Tornar efetivamente o racismo, a xenofobia e a injúria racial um crime em Portugal. É o que um grupo de juristas e ativistas pretende fazer, através da campanha “Vamos criminalizar o racismo”. Uma primeira reunião foi realizada ontem em Lisboa para recolher ideias e debater o assunto. Cerca de 70 coletivos e associações apoiam a iniciativa até o momento.
Profissionais da área do Direito já começaram a analisar como escrever a lei e mais voluntários juristas são convidados a participar neste grupo técnico. A advogada brasileira Marina Caboclo, mestranda em Direitos Fundamentais na Faculdade de Direito da Universidade de Lisboa, é uma das juristas. Na sessão informativa, a imigrante destacou aspetos da lei brasileira na matéria, que poderá ser um dos exemplos a serem seguidos para a proposta a ser lançada em Portugal.
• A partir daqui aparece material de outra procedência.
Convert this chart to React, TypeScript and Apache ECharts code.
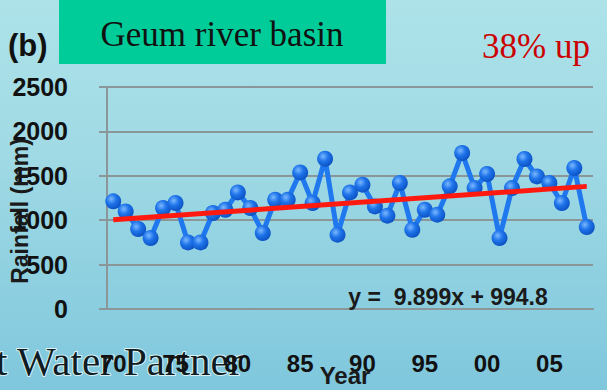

Ao mesmo tempo, Marina frisou que outro problema a ser enfrentado é o combate à ideia de que o racismo já é crime em Portugal, com base no artigo 240 do Código Penal. “Mas a lei que existe torna praticamente impossível responsabilizar os crimes racistas, mesmo quando socialmente é completamente óbvio que são crimes que têm motivação racista”, explica.
O atual texto do artigo diz que “é exigível que o uso dos meios de divulgação destinados a fazer a apologia ou a negação de crimes contra a paz e a humanidade tenham um efeito ou resultado discriminatório concreto, traduzido na provocação de atos de violência, na prática dos crimes de injúria ou difamação, na ameaça e no incitamento à violência ou ódio contra ‘pessoa ou grupo de pessoas por causa da sua raça, cor, origem étnica ou nacional, ascendência, religião, sexo, orientação sexual, identidade de género ou deficiência física ou psíquica’”.
Foram citados no encontro casos que podem ser considerados racismo, mas que a atual legislação não prevê. “Impedir o acesso de uma pessoa por preconceito ou por racismo não é crime, segregar turmas de alunos nas escolas não é crime, que é uma coisa que acontece muitíssimo em Portugal, segregar na habitação não é crime, se uma pessoa desliga o telefone depois que ouve você falar com sotaque brasileiro não é crime, se uma pessoa não te deixa entrar numa loja, isso não é crime”, refere Marina.
“Temos que discutir se é racismo ou não. Parece que não sabemos, parece que há aqui uma dissonância qualquer que não nos deixa perceber o que é racismo à partida, principalmente nos tribunais”, critica José Semedo, do coletivo Consciência Negra.